Set exercise: Extract, in full, the lines below, beginning at the first and ending with the line that contains "(0,0) rectangle (20.22,15.44);". Pictures do not belong in the copy.

Supplied data:
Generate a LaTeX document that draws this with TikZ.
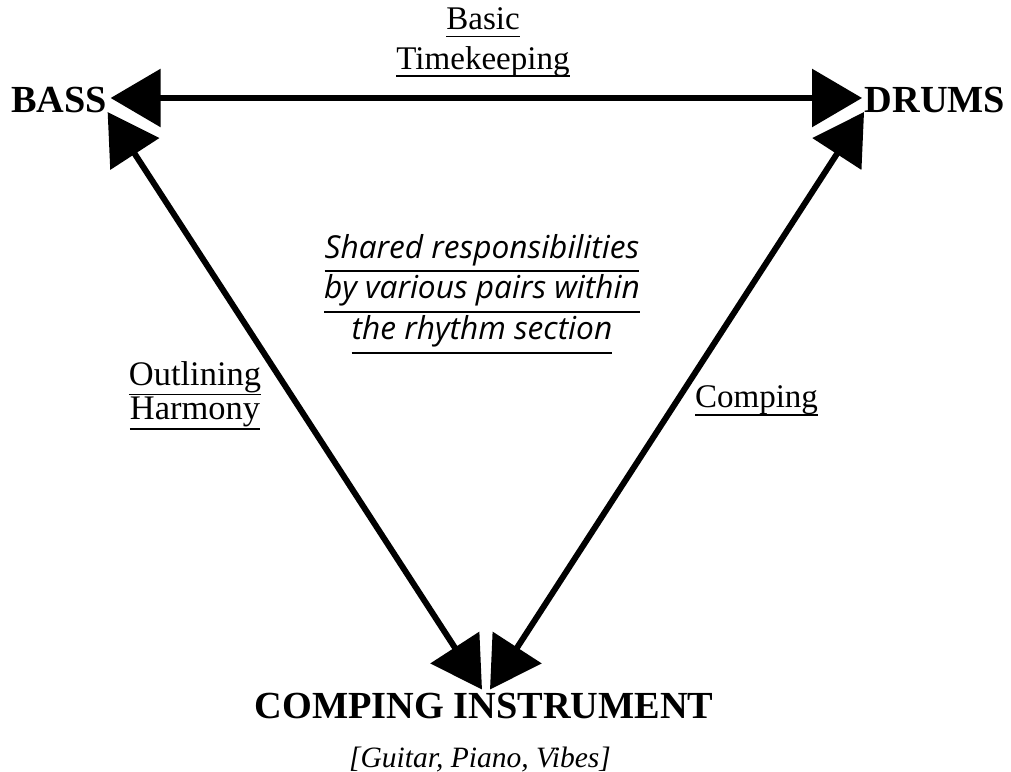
\documentclass[tikz,border=0pt]{standalone}
\usepackage{fontspec}
\setmainfont{Liberation Serif}
\newfontfamily\respfont{Open Sans}
\usetikzlibrary{arrows.meta,positioning}

% underline at a fixed depth below the baseline
\newcommand{\uln}[2][0.24em]{\setbox0=\hbox{#2}\rlap{\rule[-#1]{\wd0}{1.1pt}}\box0}

\begin{document}
\begin{tikzpicture}[
	inst/.style={font=\fontsize{21.8}{25}\selectfont\bfseries},
	lbl/.style={align=center, font=\fontsize{18.8}{22.7}\selectfont},
	link/.style={line width=3.4pt, {Triangle[length=1cm,width=1.14cm]}-{Triangle[length=1cm,width=1.14cm]}}
	]
	\useasboundingbox (0,0) rectangle (20.22,15.44);
	
	\node[inst, anchor=base] (bass)  at (1.18,13.18) {BASS};
	\node[inst, anchor=base] (drums) at (18.70,13.18) {DRUMS};
	\node[inst, anchor=base, font=\fontsize{21.8}{25}\selectfont\bfseries] (comp) at (9.68,1.07) {COMPING INSTRUMENT};
	\node[anchor=base, font=\fontsize{16.8}{20}\selectfont\itshape] (kinds) at (9.60,0.08) {[Guitar, Piano, Vibes]};
	
	\draw[link] ([shift={(-0.05,0.30)}]bass.base east) -- ([shift={(0.07,0.30)}]drums.base west);
	\draw[link] ([shift={(-0.11,0.02)}]bass.base east) -- ([shift={(-0.04,0.58)}]comp.base);
	\draw[link] ([shift={(0.11,0.02)}]drums.base west) -- ([shift={(0.12,0.58)}]comp.base);
	
	\node[lbl] (keep) at (9.66,14.59) {\uln{Basic}\\\uln{Timekeeping}};
	\node[lbl, font=\fontsize{19.6}{19.5}\selectfont] (harm) at (3.90,7.53) {\uln[0.3em]{Outlining}\\\uln[0.3em]{Harmony}};
	\node[lbl, anchor=base] (cmp) at (15.13,7.28) {\uln{Comping}};
	
	\node[align=center, font=\fontsize{18}{23.2}\selectfont\respfont\itshape] (resp) at (9.64,9.56)
		{\uln[0.45em]{Shared responsibilities}\\\uln[0.45em]{by various pairs within}\\\uln[0.45em]{the rhythm section}};
\end{tikzpicture}
\end{document}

The completed task:
Generate a LaTeX document that draws this with TikZ.
\documentclass[tikz,border=0pt]{standalone}
\usepackage{fontspec}
\setmainfont{Liberation Serif}
\newfontfamily\respfont{Open Sans}
\usetikzlibrary{arrows.meta,positioning}

% underline at a fixed depth below the baseline
\newcommand{\uln}[2][0.24em]{\setbox0=\hbox{#2}\rlap{\rule[-#1]{\wd0}{1.1pt}}\box0}

\begin{document}
\begin{tikzpicture}[
	inst/.style={font=\fontsize{21.8}{25}\selectfont\bfseries},
	lbl/.style={align=center, font=\fontsize{18.8}{22.7}\selectfont},
	link/.style={line width=3.4pt, {Triangle[length=1cm,width=1.14cm]}-{Triangle[length=1cm,width=1.14cm]}}
	]
	\useasboundingbox (0,0) rectangle (20.22,15.44);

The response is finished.